Repeat exactly the lines running from the first line of the data to the line containing "(prod) at (520,831)", both ends included, and nothing else; drop the pictures.

** Begin EXTRACTED INFORMATION **

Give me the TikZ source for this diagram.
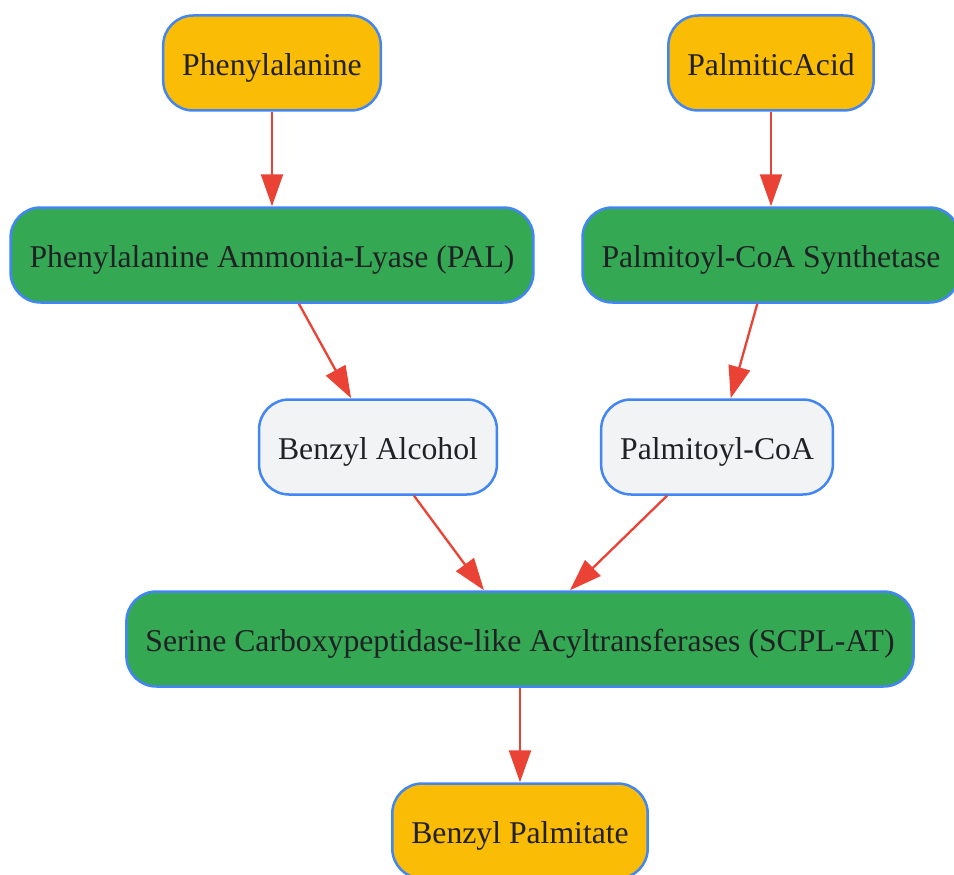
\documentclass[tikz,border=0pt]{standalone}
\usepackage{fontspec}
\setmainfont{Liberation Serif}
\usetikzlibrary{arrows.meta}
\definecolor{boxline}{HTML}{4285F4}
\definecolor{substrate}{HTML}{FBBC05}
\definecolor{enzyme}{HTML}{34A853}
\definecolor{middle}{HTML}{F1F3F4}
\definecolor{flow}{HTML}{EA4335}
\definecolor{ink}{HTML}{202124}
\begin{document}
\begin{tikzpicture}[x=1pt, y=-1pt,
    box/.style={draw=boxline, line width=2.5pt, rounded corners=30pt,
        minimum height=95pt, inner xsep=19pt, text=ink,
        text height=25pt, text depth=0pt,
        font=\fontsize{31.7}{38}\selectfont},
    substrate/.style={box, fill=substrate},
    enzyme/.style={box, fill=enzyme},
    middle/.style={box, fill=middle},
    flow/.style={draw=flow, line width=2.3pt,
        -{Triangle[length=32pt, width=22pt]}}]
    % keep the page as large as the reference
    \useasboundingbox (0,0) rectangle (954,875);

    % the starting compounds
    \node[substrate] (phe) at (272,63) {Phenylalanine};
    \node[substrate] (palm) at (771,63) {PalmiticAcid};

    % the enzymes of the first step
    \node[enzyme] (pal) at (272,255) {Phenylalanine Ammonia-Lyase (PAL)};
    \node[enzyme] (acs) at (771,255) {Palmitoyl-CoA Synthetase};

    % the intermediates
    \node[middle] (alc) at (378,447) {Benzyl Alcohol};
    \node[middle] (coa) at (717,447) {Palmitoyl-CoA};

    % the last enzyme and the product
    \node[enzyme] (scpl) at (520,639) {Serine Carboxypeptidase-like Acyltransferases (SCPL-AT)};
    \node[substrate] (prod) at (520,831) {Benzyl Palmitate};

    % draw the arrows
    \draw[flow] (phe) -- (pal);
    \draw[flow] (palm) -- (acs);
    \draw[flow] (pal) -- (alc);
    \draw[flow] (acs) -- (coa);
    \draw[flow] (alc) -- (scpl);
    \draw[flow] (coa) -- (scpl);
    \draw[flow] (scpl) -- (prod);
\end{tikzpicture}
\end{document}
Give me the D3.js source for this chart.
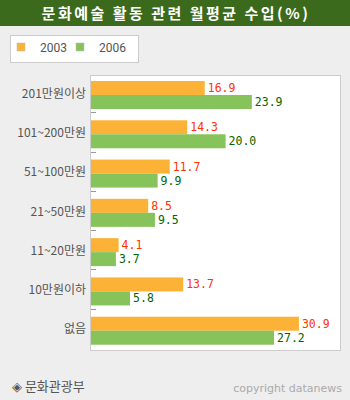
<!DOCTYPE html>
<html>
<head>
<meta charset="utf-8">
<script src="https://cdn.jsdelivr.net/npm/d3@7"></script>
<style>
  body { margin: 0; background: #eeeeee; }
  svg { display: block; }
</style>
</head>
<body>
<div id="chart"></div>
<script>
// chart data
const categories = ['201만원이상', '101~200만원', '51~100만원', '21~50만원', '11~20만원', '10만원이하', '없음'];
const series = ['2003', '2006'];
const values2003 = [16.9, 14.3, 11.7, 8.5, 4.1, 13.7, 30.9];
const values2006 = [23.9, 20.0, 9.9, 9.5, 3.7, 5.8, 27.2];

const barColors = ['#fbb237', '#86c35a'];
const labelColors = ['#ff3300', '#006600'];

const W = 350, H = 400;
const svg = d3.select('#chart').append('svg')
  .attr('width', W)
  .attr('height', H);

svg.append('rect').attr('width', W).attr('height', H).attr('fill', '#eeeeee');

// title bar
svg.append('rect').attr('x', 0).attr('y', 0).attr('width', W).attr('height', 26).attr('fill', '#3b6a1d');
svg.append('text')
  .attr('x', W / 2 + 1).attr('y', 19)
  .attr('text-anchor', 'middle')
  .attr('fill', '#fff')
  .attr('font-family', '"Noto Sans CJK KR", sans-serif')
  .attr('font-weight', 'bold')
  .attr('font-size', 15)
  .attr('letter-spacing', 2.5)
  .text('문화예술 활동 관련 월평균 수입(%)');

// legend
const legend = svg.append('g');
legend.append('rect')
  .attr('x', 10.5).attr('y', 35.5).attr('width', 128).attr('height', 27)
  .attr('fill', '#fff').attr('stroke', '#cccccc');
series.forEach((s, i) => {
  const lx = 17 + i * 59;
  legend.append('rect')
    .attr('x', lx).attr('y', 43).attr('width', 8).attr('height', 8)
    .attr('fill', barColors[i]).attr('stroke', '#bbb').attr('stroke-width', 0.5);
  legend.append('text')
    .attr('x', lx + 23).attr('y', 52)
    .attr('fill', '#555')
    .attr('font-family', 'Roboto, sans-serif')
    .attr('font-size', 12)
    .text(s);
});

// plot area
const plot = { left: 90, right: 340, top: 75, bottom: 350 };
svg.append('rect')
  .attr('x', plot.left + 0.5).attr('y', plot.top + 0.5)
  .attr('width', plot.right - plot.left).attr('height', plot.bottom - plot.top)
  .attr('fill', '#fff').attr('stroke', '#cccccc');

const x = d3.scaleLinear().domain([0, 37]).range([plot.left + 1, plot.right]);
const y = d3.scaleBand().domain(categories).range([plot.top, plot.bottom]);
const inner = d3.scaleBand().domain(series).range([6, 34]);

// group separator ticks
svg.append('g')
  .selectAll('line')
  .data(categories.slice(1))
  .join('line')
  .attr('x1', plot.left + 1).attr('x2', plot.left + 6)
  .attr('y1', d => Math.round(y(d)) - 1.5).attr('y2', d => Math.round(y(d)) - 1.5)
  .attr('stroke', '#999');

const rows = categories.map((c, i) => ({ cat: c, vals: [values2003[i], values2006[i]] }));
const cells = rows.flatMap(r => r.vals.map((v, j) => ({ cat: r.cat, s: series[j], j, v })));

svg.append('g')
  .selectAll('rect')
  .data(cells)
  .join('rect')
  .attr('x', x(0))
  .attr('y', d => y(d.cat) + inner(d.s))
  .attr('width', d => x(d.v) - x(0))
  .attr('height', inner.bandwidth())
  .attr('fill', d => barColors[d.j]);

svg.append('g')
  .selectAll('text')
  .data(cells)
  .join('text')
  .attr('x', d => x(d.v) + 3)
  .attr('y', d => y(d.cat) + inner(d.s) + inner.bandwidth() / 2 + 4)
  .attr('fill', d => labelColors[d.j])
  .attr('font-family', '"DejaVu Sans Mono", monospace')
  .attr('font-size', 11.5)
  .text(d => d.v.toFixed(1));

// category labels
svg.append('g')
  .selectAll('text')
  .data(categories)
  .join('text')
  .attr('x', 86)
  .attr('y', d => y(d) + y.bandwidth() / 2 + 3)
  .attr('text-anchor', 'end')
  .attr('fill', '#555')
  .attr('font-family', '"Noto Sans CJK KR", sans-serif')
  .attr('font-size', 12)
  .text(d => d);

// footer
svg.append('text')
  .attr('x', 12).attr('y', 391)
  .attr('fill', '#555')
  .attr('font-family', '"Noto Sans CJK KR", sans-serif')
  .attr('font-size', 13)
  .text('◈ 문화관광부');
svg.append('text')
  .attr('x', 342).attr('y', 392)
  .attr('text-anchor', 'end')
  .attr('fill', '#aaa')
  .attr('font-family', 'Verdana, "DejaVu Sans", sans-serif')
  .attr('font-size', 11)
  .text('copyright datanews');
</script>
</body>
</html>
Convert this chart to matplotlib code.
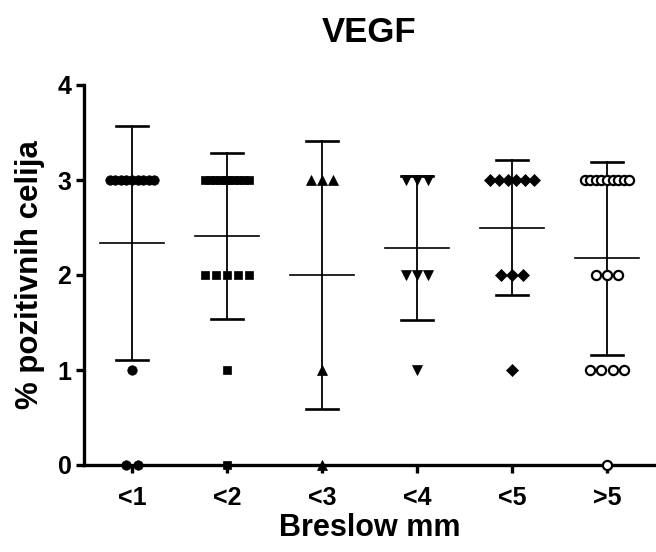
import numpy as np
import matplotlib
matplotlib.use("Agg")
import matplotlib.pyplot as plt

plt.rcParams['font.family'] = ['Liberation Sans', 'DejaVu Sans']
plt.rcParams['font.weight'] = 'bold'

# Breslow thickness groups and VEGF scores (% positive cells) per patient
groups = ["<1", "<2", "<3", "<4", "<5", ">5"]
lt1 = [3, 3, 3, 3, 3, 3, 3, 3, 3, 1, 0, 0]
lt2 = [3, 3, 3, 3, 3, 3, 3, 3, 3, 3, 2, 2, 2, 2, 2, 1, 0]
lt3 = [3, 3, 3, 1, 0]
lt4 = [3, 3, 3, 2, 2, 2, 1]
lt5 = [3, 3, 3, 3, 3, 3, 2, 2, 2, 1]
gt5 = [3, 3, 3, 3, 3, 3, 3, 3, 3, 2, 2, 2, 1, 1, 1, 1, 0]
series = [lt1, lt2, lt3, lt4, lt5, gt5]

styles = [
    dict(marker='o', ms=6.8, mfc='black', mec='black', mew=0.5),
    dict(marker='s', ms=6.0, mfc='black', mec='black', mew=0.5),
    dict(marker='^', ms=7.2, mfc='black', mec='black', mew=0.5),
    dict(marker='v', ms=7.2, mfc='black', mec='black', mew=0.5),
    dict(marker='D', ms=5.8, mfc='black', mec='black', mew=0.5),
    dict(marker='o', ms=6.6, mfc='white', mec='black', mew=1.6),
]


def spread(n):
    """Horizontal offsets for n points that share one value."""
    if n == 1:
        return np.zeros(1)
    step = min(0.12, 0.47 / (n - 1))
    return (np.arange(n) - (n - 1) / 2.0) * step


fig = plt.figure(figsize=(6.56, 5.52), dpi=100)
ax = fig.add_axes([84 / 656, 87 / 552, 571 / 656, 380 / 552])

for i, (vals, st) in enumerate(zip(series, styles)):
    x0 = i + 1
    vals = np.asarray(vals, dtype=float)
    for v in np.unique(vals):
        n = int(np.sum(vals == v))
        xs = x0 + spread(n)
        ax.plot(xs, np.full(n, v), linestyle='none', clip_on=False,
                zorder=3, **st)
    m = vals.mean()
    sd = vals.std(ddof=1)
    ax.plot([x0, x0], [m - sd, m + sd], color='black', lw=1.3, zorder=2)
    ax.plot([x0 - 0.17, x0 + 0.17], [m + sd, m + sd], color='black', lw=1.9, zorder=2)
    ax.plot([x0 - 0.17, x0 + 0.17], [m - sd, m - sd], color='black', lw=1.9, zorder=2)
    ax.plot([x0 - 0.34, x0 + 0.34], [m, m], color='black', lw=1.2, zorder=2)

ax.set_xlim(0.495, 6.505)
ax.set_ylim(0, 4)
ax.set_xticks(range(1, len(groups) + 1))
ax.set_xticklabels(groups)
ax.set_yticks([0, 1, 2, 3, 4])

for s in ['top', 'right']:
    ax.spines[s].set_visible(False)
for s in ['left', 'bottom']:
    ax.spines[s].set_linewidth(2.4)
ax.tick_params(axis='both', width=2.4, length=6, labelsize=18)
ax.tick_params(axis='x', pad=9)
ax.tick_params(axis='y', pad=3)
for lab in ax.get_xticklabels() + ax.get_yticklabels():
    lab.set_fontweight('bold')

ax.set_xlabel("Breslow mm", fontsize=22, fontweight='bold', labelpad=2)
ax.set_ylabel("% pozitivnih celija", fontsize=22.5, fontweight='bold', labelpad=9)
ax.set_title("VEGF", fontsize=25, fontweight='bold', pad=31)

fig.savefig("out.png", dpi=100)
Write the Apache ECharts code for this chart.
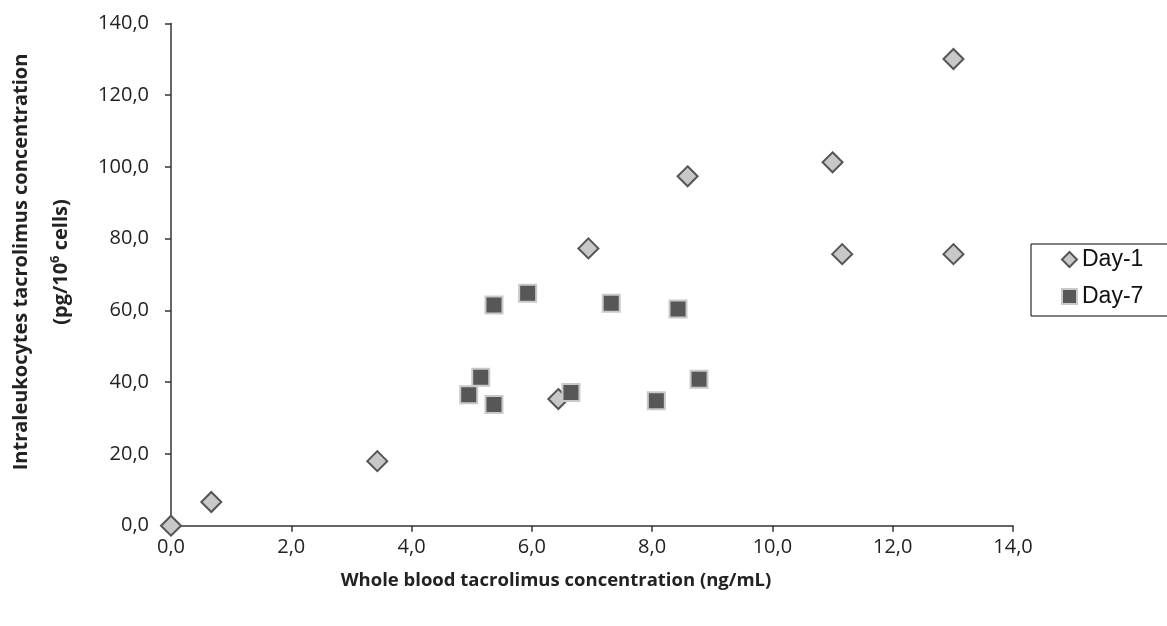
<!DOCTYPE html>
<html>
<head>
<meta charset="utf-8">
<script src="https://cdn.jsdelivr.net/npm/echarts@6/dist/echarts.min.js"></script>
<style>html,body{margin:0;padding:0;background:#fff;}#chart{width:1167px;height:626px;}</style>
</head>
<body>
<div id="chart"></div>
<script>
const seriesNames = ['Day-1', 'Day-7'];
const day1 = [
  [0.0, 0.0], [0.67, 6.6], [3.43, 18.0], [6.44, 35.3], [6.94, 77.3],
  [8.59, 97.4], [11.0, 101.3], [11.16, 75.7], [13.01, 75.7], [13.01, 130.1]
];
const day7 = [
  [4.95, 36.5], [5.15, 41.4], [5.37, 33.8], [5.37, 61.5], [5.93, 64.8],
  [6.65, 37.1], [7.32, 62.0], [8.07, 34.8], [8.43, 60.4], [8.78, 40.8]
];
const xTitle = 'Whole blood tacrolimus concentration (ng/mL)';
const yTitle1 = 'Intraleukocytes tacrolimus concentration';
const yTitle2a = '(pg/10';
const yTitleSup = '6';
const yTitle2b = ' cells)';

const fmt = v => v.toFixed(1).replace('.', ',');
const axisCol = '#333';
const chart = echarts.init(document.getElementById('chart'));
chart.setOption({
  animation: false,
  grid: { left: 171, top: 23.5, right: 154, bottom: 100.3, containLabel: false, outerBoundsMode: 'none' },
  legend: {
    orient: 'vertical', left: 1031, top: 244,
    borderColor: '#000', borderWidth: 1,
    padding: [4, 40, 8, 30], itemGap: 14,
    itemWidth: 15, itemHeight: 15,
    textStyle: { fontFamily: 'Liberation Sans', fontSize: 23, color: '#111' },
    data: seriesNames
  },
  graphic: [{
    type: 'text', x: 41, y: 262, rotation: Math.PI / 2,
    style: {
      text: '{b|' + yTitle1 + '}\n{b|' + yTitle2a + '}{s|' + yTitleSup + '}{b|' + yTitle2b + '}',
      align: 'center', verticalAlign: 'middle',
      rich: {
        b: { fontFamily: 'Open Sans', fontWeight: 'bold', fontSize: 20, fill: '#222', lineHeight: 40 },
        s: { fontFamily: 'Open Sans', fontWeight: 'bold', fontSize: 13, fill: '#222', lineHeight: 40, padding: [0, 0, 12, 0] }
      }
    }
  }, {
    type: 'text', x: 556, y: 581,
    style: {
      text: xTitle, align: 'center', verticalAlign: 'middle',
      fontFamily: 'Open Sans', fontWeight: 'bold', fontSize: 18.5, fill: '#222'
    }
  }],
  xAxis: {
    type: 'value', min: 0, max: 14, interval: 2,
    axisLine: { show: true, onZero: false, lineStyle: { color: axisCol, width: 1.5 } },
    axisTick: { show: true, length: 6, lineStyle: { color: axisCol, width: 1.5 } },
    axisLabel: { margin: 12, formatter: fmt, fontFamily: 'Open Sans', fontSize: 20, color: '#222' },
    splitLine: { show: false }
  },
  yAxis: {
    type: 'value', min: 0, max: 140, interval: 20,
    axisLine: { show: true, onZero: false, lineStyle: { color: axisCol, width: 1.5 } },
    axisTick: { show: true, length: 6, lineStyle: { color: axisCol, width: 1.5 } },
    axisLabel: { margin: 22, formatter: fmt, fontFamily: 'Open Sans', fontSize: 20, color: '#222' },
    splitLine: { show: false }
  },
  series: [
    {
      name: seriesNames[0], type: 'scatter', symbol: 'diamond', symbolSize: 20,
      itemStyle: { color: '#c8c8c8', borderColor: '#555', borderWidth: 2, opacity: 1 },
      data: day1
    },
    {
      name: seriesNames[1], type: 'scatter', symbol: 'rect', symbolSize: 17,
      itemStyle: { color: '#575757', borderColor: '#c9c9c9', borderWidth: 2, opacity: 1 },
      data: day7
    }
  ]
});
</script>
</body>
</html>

** End EXTRACTED INFORMATION **

» **WRITTEN ANSWER**:
Give me the TikZ source for this diagram.
\documentclass[tikz,border=0pt]{standalone}
\usepackage{fontspec}
\setmainfont{Liberation Serif}
\usetikzlibrary{arrows.meta}
\definecolor{boxline}{HTML}{4285F4}
\definecolor{substrate}{HTML}{FBBC05}
\definecolor{enzyme}{HTML}{34A853}
\definecolor{middle}{HTML}{F1F3F4}
\definecolor{flow}{HTML}{EA4335}
\definecolor{ink}{HTML}{202124}
\begin{document}
\begin{tikzpicture}[x=1pt, y=-1pt,
    box/.style={draw=boxline, line width=2.5pt, rounded corners=30pt,
        minimum height=95pt, inner xsep=19pt, text=ink,
        text height=25pt, text depth=0pt,
        font=\fontsize{31.7}{38}\selectfont},
    substrate/.style={box, fill=substrate},
    enzyme/.style={box, fill=enzyme},
    middle/.style={box, fill=middle},
    flow/.style={draw=flow, line width=2.3pt,
        -{Triangle[length=32pt, width=22pt]}}]
    % keep the page as large as the reference
    \useasboundingbox (0,0) rectangle (954,875);

    % the starting compounds
    \node[substrate] (phe) at (272,63) {Phenylalanine};
    \node[substrate] (palm) at (771,63) {PalmiticAcid};

    % the enzymes of the first step
    \node[enzyme] (pal) at (272,255) {Phenylalanine Ammonia-Lyase (PAL)};
    \node[enzyme] (acs) at (771,255) {Palmitoyl-CoA Synthetase};

    % the intermediates
    \node[middle] (alc) at (378,447) {Benzyl Alcohol};
    \node[middle] (coa) at (717,447) {Palmitoyl-CoA};

    % the last enzyme and the product
    \node[enzyme] (scpl) at (520,639) {Serine Carboxypeptidase-like Acyltransferases (SCPL-AT)};
    \node[substrate] (prod) at (520,831) {Benzyl Palmitate};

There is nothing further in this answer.